"They could not cross the carpet to take each other in their arms. Maybe someday, but not today" More of their childhoods had to be stolen, yet, for that to happen - or maybe some of it returned to them. The charmless future would show them if, and when, and how."
"I mustn't keep you, dear. And I have much to attend to myself. I just so wanted to know if it was true, and now I know. Maybe Elphaba will come back one day, or maybe she won't, but in the meantime I have known you. That will see me through, I do believe."
"She would make no plan but this: to move out into the world as a Bird might, and to perch on the edge of everything that could be know. She would circle herself with water below and with sky above. She would wait until there was no stink of Oz, no breath of it, no wight of it on any horizon no matter how high she climbed. And then she would let go of the book, let it plunge into the mythical sea.
Live life without grasping for the magic of it.
Turn back, and find out what that was like; or turn forward, and learn something new.
A mile above anything known, the Girl balanced on the wind's forward edge, as if she were a green flick of the sea itself, flung up by the turbulent air and sent wheeling away."
"Oz at sunrise. What one makes out, from any height, are the outlines. The steel-cut peaks of the Great Kells, the pudding hills of the Madeleines. The textured outcroppings of Shiz, Bright Lettins, the Emerald City...This is a roughed-out landscape only coming into life. A map done in smudged pencil, a first draft. Much to be filled in when light arrives. But thank you, Mr. Baum, for leaving the map where I could find it.
Watching the world wake up, dress itself in the dark, take on its daily guise, reminds me of how we fathom human character when we encounter someone at a distance, at a gallop, in the shadows. We get no more than a quick glance at the man on the street, the child in the woods, that witch at the well, the Lion among us. Our initial impression, most often, has to serve.
Still, that first crude glimpse, a clutch of raw hypotheses that can never be soundly clinched or dismissed, is often all we get before we must choose whether to lean forward or to avert our eyes. Slim evidence indeed, but put together with mere hints and echoes of what we have once read, we risk cherishing one another. Light will blind us in time, but what we learn in the dark can see us through.
To read, even in the half-dark, is also to call the lost forward."
This is the fourth and final volume of Gregory Maquire's "The Wicked Years," an interesting twist on L. Frank Baum's "Wizard of Oz" children's book serious. The first volume tells the tale of Elphaba, who eventually becomes known as the wicked witch of the west. "Out of Oz" is the story of Rain, Elphaba's grand-daughter, in the mist of a great civil war in Oz.

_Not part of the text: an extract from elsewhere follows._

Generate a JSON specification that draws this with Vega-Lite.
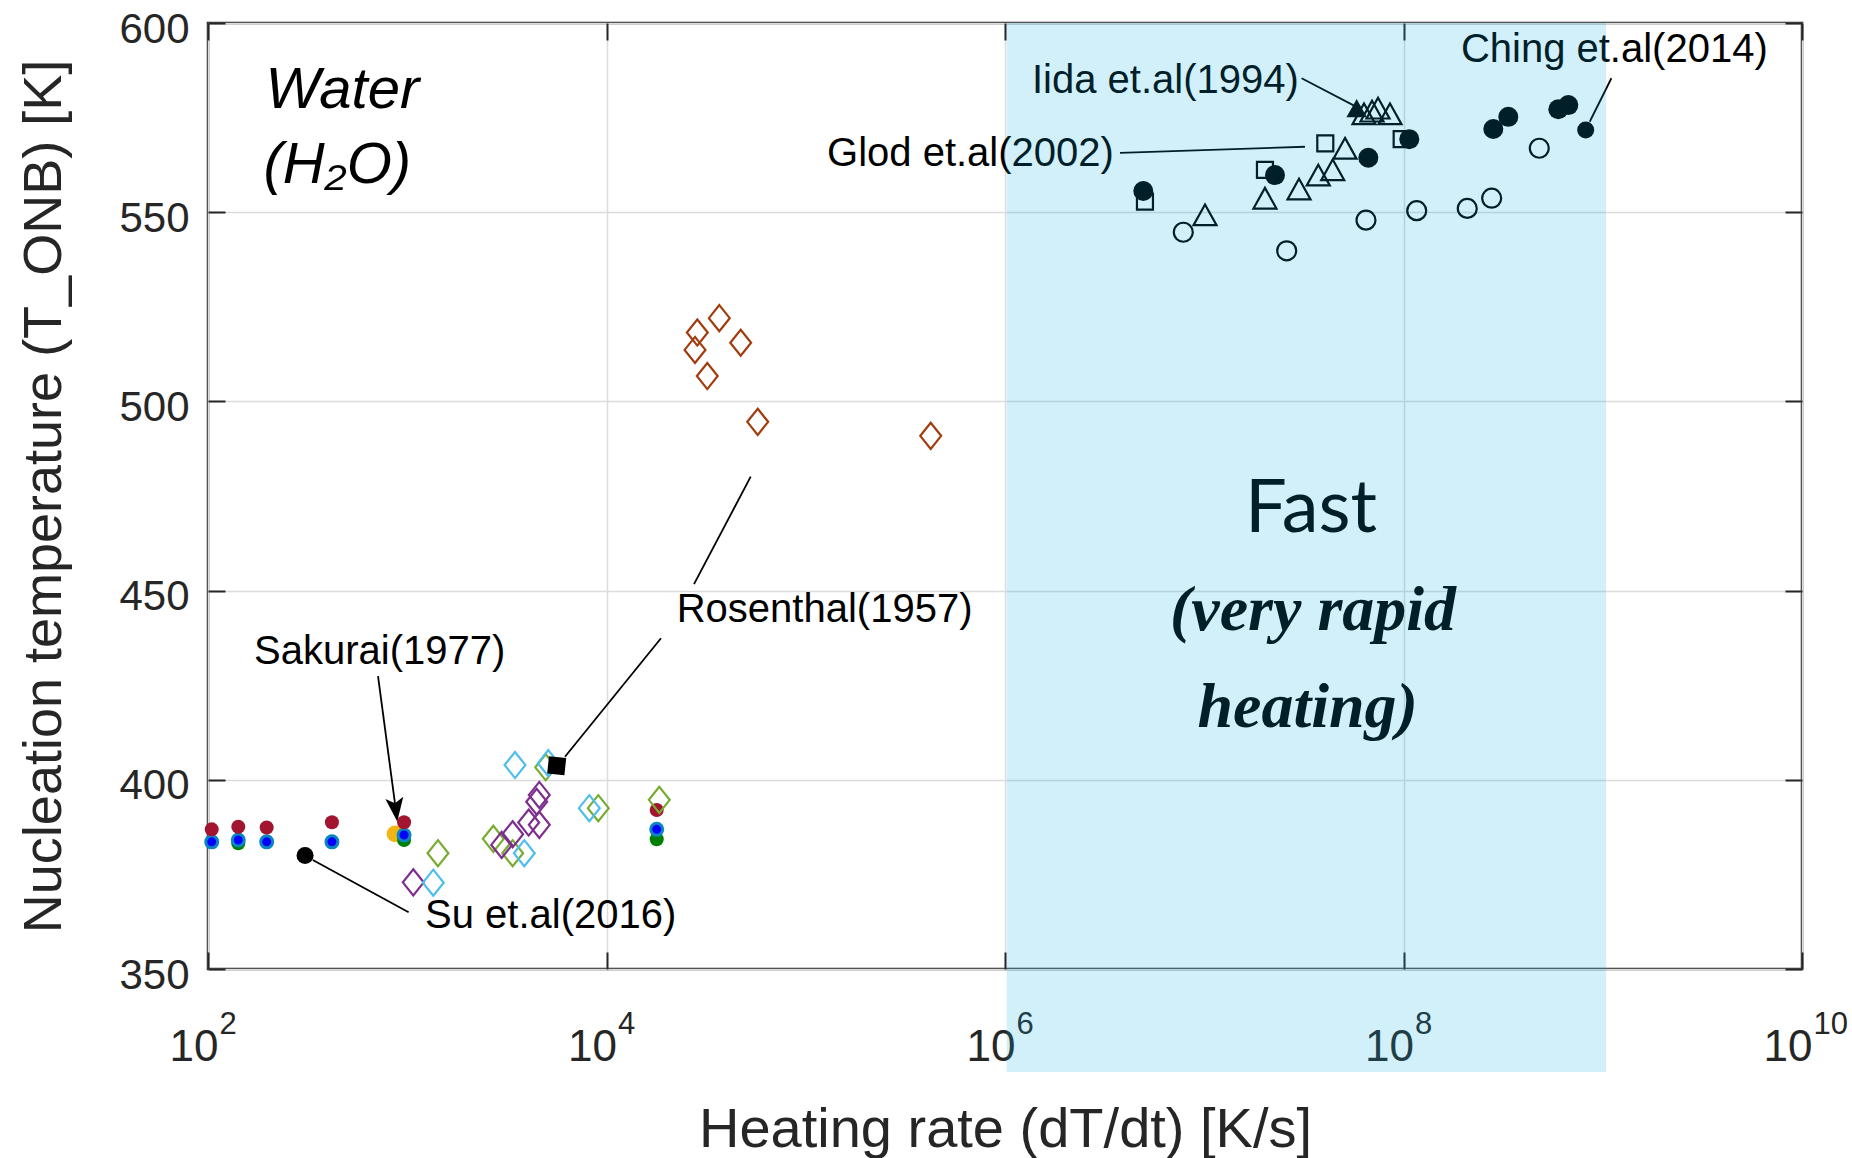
{
"$schema": "https://vega.github.io/schema/vega-lite/v6.json",
"width": 1594, "height": 946,
"autosize": {"type": "none"},
"padding": {"left": 208, "top": 23, "right": 50, "bottom": 189},
"background": "white",
"config": {
  "font": "Liberation Sans",
  "view": {"stroke": "#262626", "strokeWidth": 2.5},
  "axis": {"domain": false, "tickColor": "#262626", "tickWidth": 2, "tickSize": -17, "gridColor": "#dcdcdc", "gridWidth": 1.5, "labelColor": "#262626", "titleColor": "#262626", "labelFont": "Liberation Sans", "titleFont": "Liberation Sans", "titleFontWeight": "normal", "labelFlush": false, "labelOverlap": false}
},
"datasets": {
  "pts": [
    {"g": "rosen", "x": 28560, "T": 518.2}, {"g": "rosen", "x": 36830, "T": 522.0}, {"g": "rosen", "x": 27810, "T": 513.6}, {"g": "rosen", "x": 47150, "T": 515.5}, {"g": "rosen", "x": 32050, "T": 506.7}, {"g": "rosen", "x": 57410, "T": 494.6}, {"g": "rosen", "x": 423800, "T": 490.9},
    {"g": "gold", "x": 868, "T": 385.7},
    {"g": "green", "x": 141.9, "T": 383.2}, {"g": "green", "x": 963.8, "T": 384.1}, {"g": "green", "x": 17865, "T": 384.3},
    {"g": "blue", "x": 104.4, "T": 383.6}, {"g": "blue", "x": 141.9, "T": 384.1}, {"g": "blue", "x": 197, "T": 383.6}, {"g": "blue", "x": 418.8, "T": 383.6}, {"g": "blue", "x": 963.8, "T": 385.4}, {"g": "blue", "x": 17865, "T": 386.9},
    {"g": "red", "x": 104.4, "T": 386.9}, {"g": "red", "x": 141.9, "T": 387.6}, {"g": "red", "x": 197, "T": 387.4}, {"g": "red", "x": 418.8, "T": 388.8}, {"g": "red", "x": 963.8, "T": 388.8}, {"g": "red", "x": 17865, "T": 392.0},
    {"g": "diaG", "x": 1426, "T": 380.6}, {"g": "diaG", "x": 2703, "T": 384.4}, {"g": "diaG", "x": 3381, "T": 380.6}, {"g": "diaG", "x": 4953, "T": 403.3}, {"g": "diaG", "x": 9095, "T": 392.5}, {"g": "diaG", "x": 18408, "T": 394.7},
    {"g": "diaP", "x": 1072, "T": 372.9}, {"g": "diaP", "x": 2979, "T": 382.8}, {"g": "diaP", "x": 3381, "T": 385.6}, {"g": "diaP", "x": 4069, "T": 388.7}, {"g": "diaP", "x": 4600, "T": 388.1}, {"g": "diaP", "x": 4463, "T": 394.2}, {"g": "diaP", "x": 4600, "T": 396.0},
    {"g": "diaC", "x": 1351, "T": 372.8}, {"g": "diaC", "x": 3868, "T": 380.6}, {"g": "diaC", "x": 3474, "T": 403.9}, {"g": "diaC", "x": 5104, "T": 404.4}, {"g": "diaC", "x": 8199, "T": 392.5},
    {"g": "rsq", "x": 5623, "T": 403.7},
    {"g": "su", "x": 307, "T": 380.0},
    {"g": "openSq", "x": 5040000, "T": 552.8}, {"g": "openSq", "x": 20170000, "T": 561.2}, {"g": "openSq", "x": 40500000, "T": 568.2}, {"g": "openSq", "x": 97900000, "T": 569.3},
    {"g": "openCirc", "x": 7850000, "T": 544.7}, {"g": "openCirc", "x": 25930000, "T": 539.8}, {"g": "openCirc", "x": 64830000, "T": 547.9}, {"g": "openCirc", "x": 116500000, "T": 550.4}, {"g": "openCirc", "x": 209000000, "T": 551.0}, {"g": "openCirc", "x": 277100000, "T": 553.7}, {"g": "openCirc", "x": 480300000, "T": 566.9},
    {"g": "openTri", "x": 10090000, "T": 549.3}, {"g": "openTri", "x": 20170000, "T": 553.7}, {"g": "openTri", "x": 29900000, "T": 556.1}, {"g": "openTri", "x": 37350000, "T": 559.8}, {"g": "openTri", "x": 44130000, "T": 561.2}, {"g": "openTri", "x": 50870000, "T": 566.9}, {"g": "openTri", "x": 63350000, "T": 576.0}, {"g": "openTri", "x": 69500000, "T": 576.7}, {"g": "openTri", "x": 74500000, "T": 577.5}, {"g": "openTri", "x": 85550000, "T": 576.0},
    {"g": "filledTri", "x": 58200000, "T": 577.5},
    {"g": "filledCirc", "x": 4944000, "T": 555.6}, {"g": "filledCirc", "x": 22650000, "T": 559.8}, {"g": "filledCirc", "x": 66600000, "T": 564.4}, {"g": "filledCirc", "x": 106900000, "T": 569.3}, {"g": "filledCirc", "x": 282300000, "T": 572.0}, {"g": "filledCirc", "x": 335700000, "T": 575.2}, {"g": "filledCirc", "x": 598400000, "T": 577.2}, {"g": "filledCirc", "x": 671700000, "T": 578.3},
    {"g": "smallCirc", "x": 821000000, "T": 571.7}
  ],
  "lines": [
    {"x": 30810000, "T": 585.4, "x2": 57760000, "T2": 577.9},
    {"x": 3777000, "T": 565.7, "x2": 32030000, "T2": 567.3},
    {"x": 1105000000, "T": 585.4, "x2": 860200000, "T2": 573.9},
    {"x": 52930, "T": 480.1, "x2": 27490, "T2": 451.7},
    {"x": 18770, "T": 437.4, "x2": 6189, "T2": 406.1},
    {"x": 713.4, "T": 427.4, "x2": 876, "T2": 392.1},
    {"x": 335.7, "T": 378.8, "x2": 1016, "T2": 365.0}
  ],
  "arrow": [{"x": 876, "T": 392.1}],
  "names": [
    {"x": 1366000, "T": 581.5, "t": "Iida et.al(1994)"},
    {"x": 127900, "T": 562.2, "t": "Glod et.al(2002)"},
    {"x": 194100000, "T": 589.8, "t": "Ching et.al(2014)"},
    {"x": 22510, "T": 441.8, "t": "Rosenthal(1957)"},
    {"x": 170.2, "T": 430.7, "t": "Sakurai(1977)"},
    {"x": 1228, "T": 360.8, "t": "Su et.al(2016)"}
  ],
  "water": [
    {"x": 194.5, "T": 577.5, "t": "Water"},
    {"x": 189.7, "T": 557.6, "t": "(H₂O)"}
  ],
  "fast": [{"x": 34340000, "T": 465.6, "t": "Fast"}],
  "script": [
    {"x": 35160000, "T": 439.6, "t": "(very rapid"},
    {"x": 33040000, "T": 414.0, "t": "heating)"}
  ],
  "band": [{"x": 1020000, "x2": 1040000000, "T": 600, "T2": 322.8}]
},
"encoding": {
  "x": {"field": "x", "type": "quantitative", "axis": null},
  "y": {"field": "T", "type": "quantitative", "axis": null}
},
"layer": [
  {"data": {"name": "pts"}, "transform": [{"filter": "datum.g == 'rosen'"}],
   "mark": {"type": "point", "shape": "M0,-1L0.8,0L0,1L-0.8,0Z", "filled": false, "size": 680, "strokeWidth": 2.2, "color": "#a23c0c", "opacity": 1},
   "encoding": {
     "x": {"field": "x", "type": "quantitative", "scale": {"type": "log", "domain": [100, 10000000000], "nice": false},
       "axis": {"orient": "bottom", "values": [100, 10000, 1000000, 100000000, 10000000000], "labelExpr": "'10'", "labelFontSize": 44, "labelAlign": "right", "labelOffset": 10, "labelBaseline": "alphabetic", "labelPadding": 108, "grid": true, "title": "Heating rate (dT/dt) [K/s]", "titleFontSize": 56, "titlePadding": 33}},
     "y": {"field": "T", "type": "quantitative", "scale": {"domain": [350, 600], "nice": false, "zero": false},
       "axis": {"orient": "left", "values": [350, 400, 450, 500, 550, 600], "labelFontSize": 42, "labelPadding": 36, "labelBaseline": "middle", "labelOffset": 6, "grid": true, "title": "Nucleation temperature (T_ONB) [K]", "titleFontSize": 54, "titlePadding": 47}}
   }},
  {"data": {"name": "pts"}, "transform": [{"filter": "datum.g == 'gold'"}],
   "mark": {"type": "circle", "size": 280, "color": "#f2b515", "opacity": 1}},
  {"data": {"name": "pts"}, "transform": [{"filter": "datum.g == 'green'"}],
   "mark": {"type": "circle", "size": 196, "color": "#008000", "opacity": 1}},
  {"data": {"name": "pts"}, "transform": [{"filter": "datum.g == 'blue'"}],
   "mark": {"type": "circle", "size": 144, "color": "#0000ff", "stroke": "#0a86c0", "strokeWidth": 3, "opacity": 1}},
  {"data": {"name": "pts"}, "transform": [{"filter": "datum.g == 'red'"}],
   "mark": {"type": "circle", "size": 196, "color": "#a2142f", "opacity": 1}},
  {"data": {"name": "pts"}, "transform": [{"filter": "datum.g == 'diaG'"}],
   "mark": {"type": "point", "shape": "M0,-1L0.8,0L0,1L-0.8,0Z", "filled": false, "size": 680, "strokeWidth": 2.2, "color": "#77ac30", "opacity": 1}},
  {"data": {"name": "pts"}, "transform": [{"filter": "datum.g == 'diaP'"}],
   "mark": {"type": "point", "shape": "M0,-1L0.8,0L0,1L-0.8,0Z", "filled": false, "size": 680, "strokeWidth": 2.2, "color": "#7e2f8e", "opacity": 1}},
  {"data": {"name": "pts"}, "transform": [{"filter": "datum.g == 'diaC'"}],
   "mark": {"type": "point", "shape": "M0,-1L0.8,0L0,1L-0.8,0Z", "filled": false, "size": 680, "strokeWidth": 2.2, "color": "#4dbeee", "opacity": 1}},
  {"data": {"name": "pts"}, "transform": [{"filter": "datum.g == 'rsq'"}],
   "mark": {"type": "square", "size": 300, "color": "#000000", "angle": 6, "opacity": 1}},
  {"data": {"name": "pts"}, "transform": [{"filter": "datum.g == 'su'"}],
   "mark": {"type": "circle", "size": 290, "color": "#000000", "opacity": 1}},
  {"data": {"name": "pts"}, "transform": [{"filter": "datum.g == 'openSq'"}],
   "mark": {"type": "point", "shape": "square", "filled": false, "size": 256, "strokeWidth": 2.2, "color": "#000000", "opacity": 1}},
  {"data": {"name": "pts"}, "transform": [{"filter": "datum.g == 'openCirc'"}],
   "mark": {"type": "point", "shape": "circle", "filled": false, "size": 360, "strokeWidth": 2.2, "color": "#000000", "opacity": 1}},
  {"data": {"name": "pts"}, "transform": [{"filter": "datum.g == 'openTri'"}],
   "mark": {"type": "point", "shape": "M0,-0.9L1,0.9L-1,0.9Z", "filled": false, "size": 529, "strokeWidth": 2.2, "color": "#000000", "opacity": 1}},
  {"data": {"name": "pts"}, "transform": [{"filter": "datum.g == 'filledTri'"}],
   "mark": {"type": "point", "shape": "M0,-0.9L1,0.9L-1,0.9Z", "filled": true, "size": 420, "color": "#000000", "opacity": 1}},
  {"data": {"name": "pts"}, "transform": [{"filter": "datum.g == 'filledCirc'"}],
   "mark": {"type": "circle", "size": 400, "color": "#000000", "opacity": 1}},
  {"data": {"name": "pts"}, "transform": [{"filter": "datum.g == 'smallCirc'"}],
   "mark": {"type": "circle", "size": 290, "color": "#000000", "opacity": 1}},
  {"data": {"name": "lines"},
   "mark": {"type": "rule", "color": "#000000", "strokeWidth": 1.8},
   "encoding": {"x2": {"field": "x2"}, "y2": {"field": "T2"}}},
  {"data": {"name": "arrow"},
   "mark": {"type": "point", "shape": "M-0.75,-1L0,1L0.75,-1L0,-0.55Z", "filled": true, "size": 576, "angle": -7, "color": "#000000", "opacity": 1},
   "encoding": {
     "x": {"field": "x", "type": "quantitative",
       "axis": {"orient": "bottom", "values": [100, 10000, 1000000, 100000000, 10000000000], "labelExpr": "format(round(log(datum.value)/LN10), 'd')", "ticks": false, "grid": false, "title": null, "labelFontSize": 31, "labelAlign": "left", "labelOffset": 11, "labelBaseline": "alphabetic", "labelPadding": 64}}
   }},
  {"data": {"name": "names"},
   "mark": {"type": "text", "align": "left", "baseline": "alphabetic", "fontSize": 40, "font": "Liberation Sans", "color": "#000000"},
   "encoding": {"text": {"field": "t"}}},
  {"data": {"name": "water"},
   "mark": {"type": "text", "align": "left", "baseline": "alphabetic", "fontSize": 58, "fontStyle": "italic", "font": "Liberation Sans", "color": "#000000"},
   "encoding": {"text": {"field": "t"}}},
  {"data": {"name": "fast"},
   "mark": {"type": "text", "align": "center", "baseline": "alphabetic", "fontSize": 74, "font": "Lato", "color": "#000000"},
   "encoding": {"text": {"field": "t"}}},
  {"data": {"name": "script"},
   "mark": {"type": "text", "align": "center", "baseline": "alphabetic", "fontSize": 64, "font": "Liberation Serif", "fontStyle": "italic", "fontWeight": "bold", "color": "#000000"},
   "encoding": {"text": {"field": "t"}}},
  {"data": {"name": "band"},
   "mark": {"type": "rect", "color": "rgb(5,172,228)", "opacity": 0.18},
   "encoding": {
     "x": {"field": "x", "type": "quantitative", "axis": {"orient": "top", "values": [100, 10000, 1000000, 100000000, 10000000000], "labels": false, "grid": false, "title": null}},
     "x2": {"field": "x2"},
     "y": {"field": "T", "type": "quantitative", "axis": {"orient": "right", "values": [350, 400, 450, 500, 550, 600], "labels": false, "grid": false, "title": null}},
     "y2": {"field": "T2"}
   }}
],
"resolve": {"axis": {"x": "independent", "y": "independent"}}
}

These books are one of the best series I have read! I love Gregory Maguires unique storytelling abilities to capture a world reads already know and turn them into something else entirely. The second and third volumes took me a little longer to get through then the first (which I've read at least three times already), but reading the final volume made it completely worth it!
This book was #7 on my top ten list of 2012.